Si estuviéramos jugando al diccionario (¿se jugará todavía?) nos arriesgaríamos con “soprano griega del siglo XIX” o quizás algo así como “droga homeopática”. Por supuesto, ningún participante, salvo un botánico, acertaría con la respuesta correcta. Se trata, simplemente, de una variedad de ceibo. Hay -todavía- un antiguo ejemplar de esta especie en la plaza Lavalle, Tucumán entre Talcahuano y Libertad.
Se lo trajo de Jujuy, para colocarlo frente a la estatua del General Juan Galo de Lavalle, ya que en esta provincia encontró la muerte el jefe unitario, y fue plantado por don Torcuato de Alvear en 1878. Alvear, hijo del General Carlos María de Alvear y padre de quien fuera Presidente de la Nación, Marcelo Torcuato de Alvear, fue luego Intendente de la Ciudad de Buenos Aires en dos períodos, 1880-1883 y 1883-1887, y es justamente recordado por su administración honesta y progresista. Durante su segundo mandato se abrió la Avenida de Mayo. Pero, en 1878, en ocasión de este sencillo acto, era Presidente de la Comisión de Fomento del gobierno comunal. Lo cierto es que este árbol es, oficialmente, un árbol histórico.
Nadie al verlo, dudaría un instante de este honroso título, y más aún, al contemplar su aspecto ruinoso muchos supondrían que más que histórico, es prehistórico. La mitad, o más, de su tronco, ha desaparecido. Consiguientemente, en gran parte su peso es sostenido por la corteza que, milagrosamente, soporta semejante carga. Se dice que este hueco enorme fue aprovechado no hace mucho por un desventurado que había establecido allí su hogar, que si bien no era muy cómodo, estaba muy bien ubicado. No sabemos si coincidió esta circunstancia con la decisión de las autoridades de proceder al desalojo del ocupante y tapiar el hueco del ceibo histórico, rellenando la enorme abertura con ladrillo y cemento.

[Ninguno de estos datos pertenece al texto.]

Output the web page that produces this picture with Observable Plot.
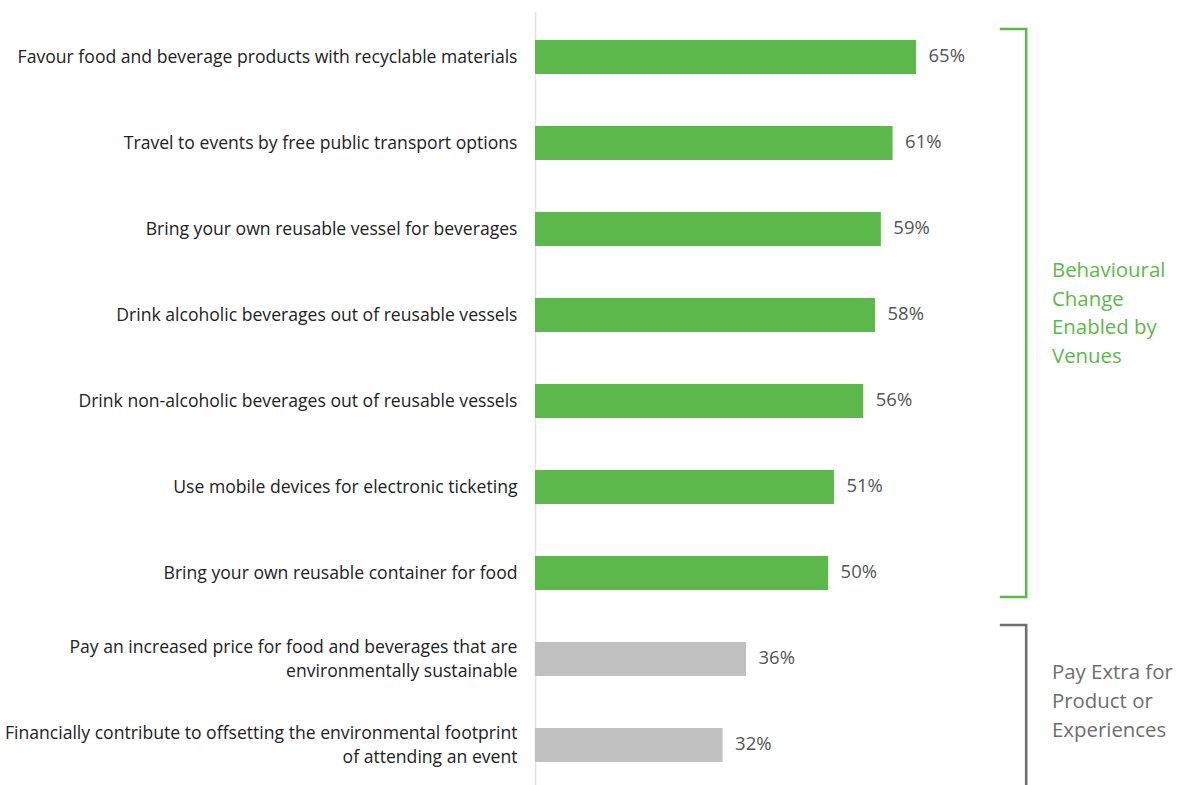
<!DOCTYPE html>
<html><head><meta charset="utf-8">
<script src="https://cdn.jsdelivr.net/npm/d3@7"></script>
<script src="https://cdn.jsdelivr.net/npm/@observablehq/plot@0.6"></script>
<style>
body{margin:0;background:#fff;}
#chart svg{display:block;}
</style>
</head><body><div id="chart"></div>
<script>
const categories = [
  "Favour food and beverage products with recyclable materials",
  "Travel to events by free public transport options",
  "Bring your own reusable vessel for beverages",
  "Drink alcoholic beverages out of reusable vessels",
  "Drink non-alcoholic beverages out of reusable vessels",
  "Use mobile devices for electronic ticketing",
  "Bring your own reusable container for food",
  "Pay an increased price for food and beverages that are\nenvironmentally sustainable",
  "Financially contribute to offsetting the environmental footprint\nof attending an event"
];
const values = [65, 61, 59, 58, 56, 51, 50, 36, 32];
const groupOf = ["venue","venue","venue","venue","venue","venue","venue","extra","extra"];
const groups = ["venue", "extra"];
const groupLabels = ["Behavioural\nChange\nEnabled by\nVenues", "Pay Extra for\nProduct or\nExperiences"];

const barColor = {venue: "#5db84c", extra: "#c0c0c0"};
const bracketColor = {venue: "#5db84c", extra: "#6e6e6e"};
const labelColor = {venue: "#5db84c", extra: "#6e6e6e"};

const data = categories.map((c, i) => ({category: c, value: values[i], group: groupOf[i]}));
const font = "'Open Sans', Lato, sans-serif";

// bracket annotation: x in % units of the value axis
const bracketX = 83.8, capX = 79.3, textX = 88.2;
const bracketPad = {venue: [11, 7], extra: [17, 40]};

function brackets(index, scales, values, dims) {
  const g = d3.create("svg:g");
  for (const grp of groups) {
    const cats = data.filter(d => d.group === grp).map(d => d.category);
    const yFirst = scales.y(cats[0]);
    const yLast = scales.y(cats[cats.length - 1]);
    const band = scales.y.bandwidth ? scales.y.bandwidth() : 0;
    const top = yFirst - bracketPad[grp][0];
    const bottom = yLast + band + bracketPad[grp][1];
    const xb = scales.x(bracketX), xc = scales.x(capX), xt = scales.x(textX);
    g.append("path")
      .attr("d", `M${xc},${top}H${xb}V${bottom}H${xc}`)
      .attr("fill", "none")
      .attr("stroke", bracketColor[grp])
      .attr("stroke-width", 2.6);
    const lines = groupLabels[groups.indexOf(grp)].split("\n");
    const mid = grp === "venue" ? (top + bottom) / 2 : (yFirst + yLast + band) / 2 - 1;
    const lh = 28.7;
    const t = g.append("text")
      .attr("font-family", font)
      .attr("font-size", 20.4)
      .attr("text-anchor", "start")
      .attr("fill", labelColor[grp]);
    lines.forEach((ln, i) => {
      t.append("tspan")
        .attr("x", xt)
        .attr("y", mid + (i - (lines.length - 1) / 2) * lh)
        .attr("dy", "0.35em")
        .text(ln);
    });
  }
  return g.node();
}

const chart = Plot.plot({
  width: 1184,
  height: 785,
  marginLeft: 535,
  marginRight: 0,
  marginTop: 12,
  marginBottom: 0,
  style: {fontFamily: font, background: "#fff"},
  x: {domain: [0, 110], range: [535, 535 + 110 * (381 / 65)], axis: null},
  y: {domain: categories, range: [11.75, 790.25], paddingInner: 0.6, paddingOuter: 0.3, align: 0.5, label: null},
  marks: [
    Plot.axisY({
      tickSize: 0,
      tickPadding: 18,
      fontSize: 17.6,
      lineHeight: 1.36,
      dy: -2,
      color: "#222",
      label: null
    }),
    Plot.ruleX([0], {stroke: "#e3e3e3", strokeWidth: 1.5}),
    Plot.barX(data, {x: "value", y: "category", fill: d => barColor[d.group]}),
    Plot.text(data, {
      x: "value", y: "category", text: d => `${d.value}%`,
      dx: 12, dy: -1, textAnchor: "start", fill: "#555", fontSize: 18.5
    }),
    brackets
  ]
});
document.getElementById("chart").appendChild(chart);
</script>
</body></html>
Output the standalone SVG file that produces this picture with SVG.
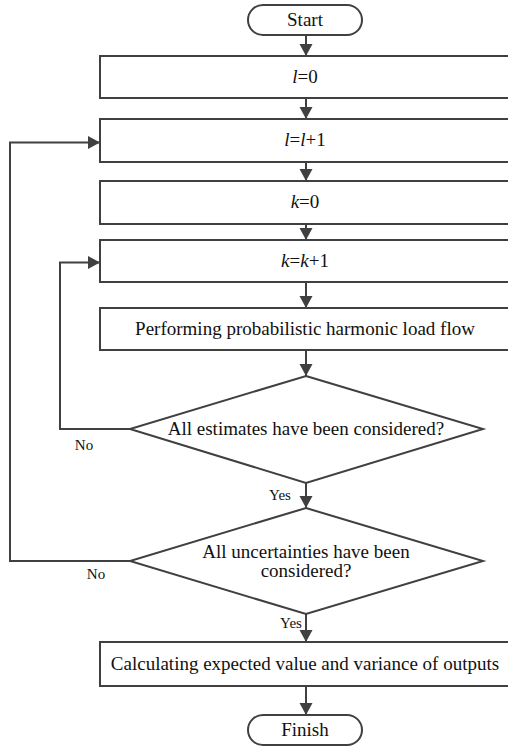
<svg xmlns="http://www.w3.org/2000/svg" width="508" height="746" viewBox="0 0 508 746">
<style>
.s{fill:#fff;stroke:#404040;stroke-width:2}
.c{fill:none;stroke:#404040;stroke-width:2}
text{font-family:'Liberation Serif','Times New Roman','DejaVu Serif',serif;font-size:19px;fill:#111;text-anchor:middle}
.sm{font-size:15px}
.i{font-style:italic}
</style>
<defs>
<marker id="a" markerUnits="userSpaceOnUse" markerWidth="14" markerHeight="14" viewBox="0 0 14 14" refX="13" refY="7" orient="auto">
<path d="M1,0.5 L13,7 L1,13.5 Z" fill="#404040"/>
</marker>
</defs>
<g id="connectors">
<line class="c" x1="306" y1="35" x2="306" y2="56" marker-end="url(#a)"/>
<line class="c" x1="306" y1="98" x2="306" y2="119" marker-end="url(#a)"/>
<line class="c" x1="306" y1="162" x2="306" y2="181" marker-end="url(#a)"/>
<line class="c" x1="306" y1="224" x2="306" y2="240" marker-end="url(#a)"/>
<line class="c" x1="306" y1="282" x2="306" y2="308" marker-end="url(#a)"/>
<line class="c" x1="306" y1="350" x2="306" y2="376" marker-end="url(#a)"/>
<line class="c" x1="306" y1="483" x2="306" y2="508" marker-end="url(#a)"/>
<line class="c" x1="306" y1="614" x2="306" y2="642" marker-end="url(#a)"/>
<line class="c" x1="306" y1="686" x2="306" y2="715" marker-end="url(#a)"/>
<polyline class="c" points="130,429 60,429 60,262.5 100,262.5" marker-end="url(#a)"/>
<polyline class="c" points="130,561 10,561 10,142.5 100,142.5" marker-end="url(#a)"/>
<text class="sm" x="84" y="450">No</text>
<text class="sm" x="96" y="579">No</text>
<text class="sm" x="280" y="500">Yes</text>
<text class="sm" x="291" y="628">Yes</text>
</g>
<g id="start">
<rect class="s" x="248" y="5" width="114" height="30" rx="15"/>
<text x="305" y="26">Start</text>
</g>
<g id="l0">
<rect class="s" x="100" y="56" width="412" height="42"/>
<text x="305" y="83"><tspan class="i">l</tspan>=0</text>
</g>
<g id="l1">
<rect class="s" x="100" y="119" width="412" height="43"/>
<text x="305" y="146"><tspan class="i">l</tspan>=<tspan class="i">l</tspan>+1</text>
</g>
<g id="k0">
<rect class="s" x="100" y="181" width="412" height="43"/>
<text x="305" y="208"><tspan class="i">k</tspan>=0</text>
</g>
<g id="k1">
<rect class="s" x="100" y="240" width="412" height="42"/>
<text x="305" y="267"><tspan class="i">k</tspan>=<tspan class="i">k</tspan>+1</text>
</g>
<g id="phlf">
<rect class="s" x="100" y="308" width="412" height="42"/>
<text x="305" y="335">Performing probabilistic harmonic load flow</text>
</g>
<g id="d1">
<polygon class="s" points="306,376 483,429 306,483 130,429"/>
<text x="306" y="435">All estimates have been considered?</text>
</g>
<g id="d2">
<polygon class="s" points="306,508 483,561 306,614 130,561"/>
<text x="306" y="558">All uncertainties have been</text>
<text x="306" y="577">considered?</text>
</g>
<g id="calc">
<rect class="s" x="100" y="642" width="412" height="44"/>
<text x="305" y="670">Calculating expected value and variance of outputs</text>
</g>
<g id="finish">
<rect class="s" x="248" y="715" width="114" height="30" rx="15"/>
<text x="305" y="736">Finish</text>
</g>
</svg>
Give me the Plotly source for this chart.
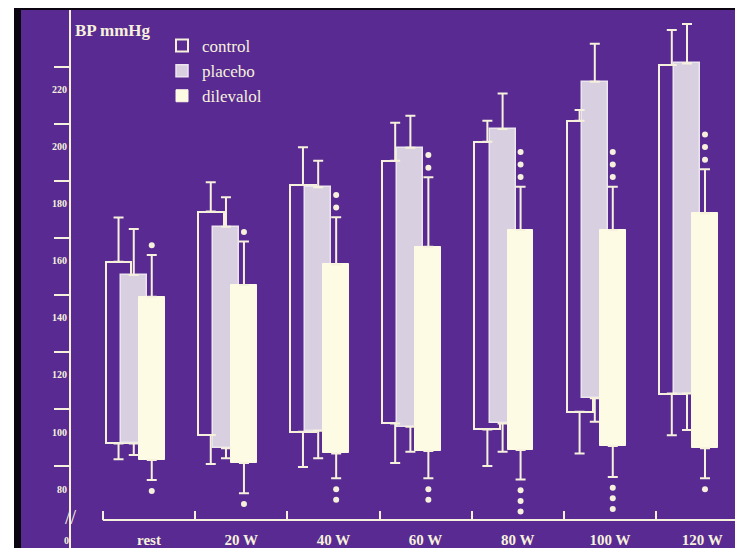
import plotly.graph_objects as go

# ---------------- data (mmHg) ----------------
categories = ["rest", "20 W", "40 W", "60 W", "80 W", "100 W", "120 W"]

control_sys = [159.6, 177.2, 186.5, 195.0, 201.7, 209.0, 228.5]
control_sys_sd = [15.5, 10.3, 13.2, 13.3, 7.3, 3.8, 12.3]
control_dia = [96.0, 99.0, 100.1, 103.0, 100.9, 107.1, 113.5]
control_dia_sd = [5.5, 10.2, 12.3, 13.8, 12.8, 14.6, 14.6]

placebo_sys = [155.0, 171.9, 185.7, 199.6, 206.1, 222.7, 229.1]
placebo_sys_sd = [16.1, 10.3, 9.3, 11.2, 12.5, 13.3, 13.8]
placebo_dia = [96.0, 94.3, 100.5, 101.9, 103.0, 111.8, 113.5]
placebo_dia_sd = [4.0, 3.5, 9.7, 8.8, 9.9, 8.2, 12.8]

dilevalol_sys = [147.4, 151.5, 158.7, 164.9, 170.8, 170.8, 176.6]
dilevalol_sys_sd = [14.6, 15.2, 16.5, 24.3, 15.1, 15.1, 15.4]
dilevalol_dia = [90.2, 89.2, 92.5, 93.4, 93.7, 95.1, 94.3]
dilevalol_dia_sd = [7.0, 10.6, 8.7, 9.6, 10.3, 10.8, 10.5]

stars_above = [1, 1, 2, 2, 3, 3, 3]
stars_below = [1, 1, 2, 2, 3, 3, 1]

y_tick_values = [80, 100, 120, 140, 160, 180, 200, 220]
y_tick_marks = [88, 108, 128, 148, 168, 188, 208, 228]

# ---------------- style ----------------
PURPLE = "#582a92"
CREAM = "#f6f1dc"
PLACEBO_FILL = "#d8cfe0"
DIL_FILL = "#fdfbe4"
SERIF = "Liberation Serif, Times New Roman, serif"

# the page body has an 8px margin, so the figure covers page pixels 8..743 / 8..548
OFFSET = 8
PAGE_W, PAGE_H = 743, 548
W, H = PAGE_W - OFFSET, PAGE_H - OFFSET
# plot area in page pixels: x 21..738, y 10..548
PL, PR, PT, PB = 21, 738, 10, 548
L, R, T, B = PL - OFFSET, PAGE_W - PR, PT - OFFSET, PAGE_H - PB
PW, PH = PR - PL, PB - PT
Y_RANGE = [59.4, 247.8]
X_RANGE = [-1.388, 6.388]


def px_x(p):
    return (p - PL) / PW


def px_y(p):
    return (PB - p) / PH


n = len(categories)
idx = list(range(n))
BAR_W = 0.28
offsets = {"control": -0.33, "placebo": -0.165, "dilevalol": 0.03}

fig = go.Figure()


def add_series(name, sys, dia, off, fill, lcol, lw):
    xs = [i + off for i in idx]
    fig.add_trace(go.Bar(
        x=xs, y=[s - d for s, d in zip(sys, dia)], base=dia, width=BAR_W,
        name=name, marker=dict(color=fill, line=dict(color=lcol, width=lw)),
        hoverinfo="skip",
    ))
    return xs


def add_errors(xs, sys, sys_sd, dia, dia_sd):
    fig.add_trace(go.Scatter(
        x=xs, y=sys, mode="markers", showlegend=False, hoverinfo="skip",
        marker=dict(size=1, color="rgba(0,0,0,0)"),
        error_y=dict(type="data", symmetric=False, array=sys_sd,
                     arrayminus=[0] * len(sys), color=CREAM, thickness=2, width=5),
    ))
    fig.add_trace(go.Scatter(
        x=xs, y=dia, mode="markers", showlegend=False, hoverinfo="skip",
        marker=dict(size=1, color="rgba(0,0,0,0)"),
        error_y=dict(type="data", symmetric=False, array=[0] * len(dia),
                     arrayminus=dia_sd, color=CREAM, thickness=2, width=5),
    ))


xc = add_series("control", control_sys, control_dia,
                offsets["control"], "rgba(0,0,0,0)", CREAM, 2)
xp = add_series("placebo", placebo_sys, placebo_dia,
                offsets["placebo"], PLACEBO_FILL, "#ebe5ee", 1.5)
xd = add_series("dilevalol", dilevalol_sys, dilevalol_dia,
                offsets["dilevalol"], DIL_FILL, DIL_FILL, 1)

add_errors(xc, control_sys, control_sys_sd, control_dia, control_dia_sd)
add_errors(xp, placebo_sys, placebo_sys_sd, placebo_dia, placebo_dia_sd)
add_errors(xd, dilevalol_sys, dilevalol_sys_sd, dilevalol_dia, dilevalol_dia_sd)

# significance asterisks (drawn as dots) above / below dilevalol whiskers
sx, sy = [], []
for i in idx:
    top = dilevalol_sys[i] + dilevalol_sys_sd[i]
    for k in range(stars_above[i]):
        sx.append(xd[i])
        sy.append(top + 3.4 + 4.4 * k)
    bot = dilevalol_dia[i] - dilevalol_dia_sd[i]
    for k in range(stars_below[i]):
        sx.append(xd[i])
        sy.append(bot - 3.8 - 3.7 * k)
fig.add_trace(go.Scatter(x=sx, y=sy, mode="markers", showlegend=False, hoverinfo="skip",
                         marker=dict(size=6, color=CREAM)))

axis_x_pos = px_y(520)
axis_y_pos = px_x(70)

fig.update_layout(
    width=W, height=H,
    margin=dict(l=L, r=R, t=T, b=B, pad=0, autoexpand=False),
    paper_bgcolor="#0a0510",
    plot_bgcolor=PURPLE,
    barmode="overlay",
    bargap=0,
    showlegend=True,
    legend=dict(
        x=px_x(162), y=px_y(28), xanchor="left", yanchor="top",
        bgcolor="rgba(0,0,0,0)", font=dict(family=SERIF, size=17, color=CREAM),
        traceorder="normal", itemclick=False, itemdoubleclick=False,
    ),
    xaxis=dict(
        range=X_RANGE, anchor="free", position=axis_x_pos, automargin=False,
        tickvals=idx, ticktext=["<b>%s</b>" % c for c in categories],
        ticks="outside", ticklen=6, tickcolor="rgba(0,0,0,0)",
        tickfont=dict(family=SERIF, size=15, color=CREAM),
        showline=False, showgrid=False, zeroline=False,
        minor=dict(tickvals=[i - 0.5 for i in idx], ticks="inside", ticklen=9,
                   tickwidth=2, tickcolor=CREAM, showgrid=False),
    ),
    yaxis=dict(
        range=Y_RANGE, anchor="free", position=axis_y_pos, automargin=False,
        tickvals=y_tick_values, ticktext=["<b>%d</b>" % v for v in y_tick_values],
        ticks="", tickfont=dict(family=SERIF, size=10, color=CREAM),
        showline=True, linecolor=CREAM, linewidth=2,
        showgrid=False, zeroline=False,
        minor=dict(tickvals=y_tick_marks, ticks="outside", ticklen=15,
                   tickwidth=2, tickcolor=CREAM, showgrid=False),
    ),
    shapes=[
        # x-axis baseline
        dict(type="line", xref="x", yref="paper", x0=-0.5, x1=X_RANGE[1],
             y0=axis_x_pos, y1=axis_x_pos, line=dict(color=CREAM, width=2)),
        # white photo border (left & right)
        dict(type="rect", xref="paper", yref="paper", x0=px_x(0), x1=px_x(14),
             y0=px_y(PAGE_H + 2), y1=px_y(-2), fillcolor="white", line=dict(width=0)),
        dict(type="rect", xref="paper", yref="paper", x0=px_x(742), x1=px_x(PAGE_W + 2),
             y0=px_y(PAGE_H + 2), y1=px_y(-2), fillcolor="white", line=dict(width=0)),
    ],
    annotations=[
        dict(text="<b>BP mmHg</b>", xref="paper", yref="paper", x=px_x(73), y=px_y(31),
             xanchor="left", yanchor="middle", showarrow=False,
             font=dict(family=SERIF, size=17, color=CREAM)),
        dict(text="<b>0</b>", xref="paper", yref="paper", x=px_x(66), y=px_y(540),
             xanchor="center", yanchor="middle", showarrow=False,
             font=dict(family=SERIF, size=10, color=CREAM)),
        dict(text="//", xref="paper", yref="paper", x=px_x(71), y=px_y(517),
             xanchor="center", yanchor="middle", showarrow=False,
             font=dict(family=SERIF, size=20, color=CREAM)),
    ],
)

fig.write_html("out.html")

También se apuntalaron algunas ramas, propensas a quebrarse por su propio peso. Si bien somos legos en cuanto a las técnicas de cuidado y/o recuperación de árboles huecos, nos permitimos dudar acerca de las bondades de semejante tratamiento.
Sobretodo cuando comprobamos, como cualquiera puede ver, que esa voluminosa y pesadísima masa de material ha sido extraída del hueco, y permanece depositada al costado del antiguo ceibo. Mencionamos que, en alguna oportunidad, se resolvió cercar el árbol para protegerlo de huéspedes indeseables, emplazando a su alrededor una verja de rejas dotada de una puerta con candado.
También se construyó un pedestal a un costado, y se colocó una placa explicando el origen de este árbol, y el porqué se lo consideraba histórico.
Desgraciadamente, la puerta de la verja está siempre abierta, y el pedestal no puede, por sí mismo, explicar nada, ya que la placa ha desaparecido y quizás esté en manos del antiguo inquilino del ceibo jujeño, como venganza por el desalojo. Como a cualquier vecino, podemos hacer varias consideraciones sobre este asunto. En primer término, suponemos que deben existir materiales más adecuados que el ladrillo y el cemento para estos menesteres, ya que se nos ocurre que el tremendo peso de este muro injertado en el hueco de un árbol tan añoso y frágil, no puede sino contribuir a su ruina. Luego de esta elemental comprobación, pedir a las autoridades se ocupen de esto, ya que el árbol-casa va a ser ocupado en cualquier momento, y seguramente dañado más de lo que está.
También, claro está, que se reponga el candado a la reja circundante, y fundamentalmente la placa (que no sea de bronce, por favor) para la información sobre la historia de este viejo ceibo. ¡Ah, se nos olvidaba…! La flor del ceibo fue denominada “flor nacional” a fines de los 40. En ese entonces parecía un dato muy importante, ya que se lo repetía todo el tiempo. El cambio de siglo también trajo aparejado este olvido. También recordamos, y la traemos a colación, pues no es del todo ajena al propósito de estas líneas, una canción que se cantaba por esos años en las clases de música de los colegios primarios.
Decía: Es el árbol un amigo / que debemos gratitud / nos da sombra, nos da abrigo / nos da cuna y ataúd…
Tal vez el antiguo ocupante hubiera podido alegar cantando en su descargo la olvidada cuarteta, al menos en lo concerniente a “sombra y abrigo”.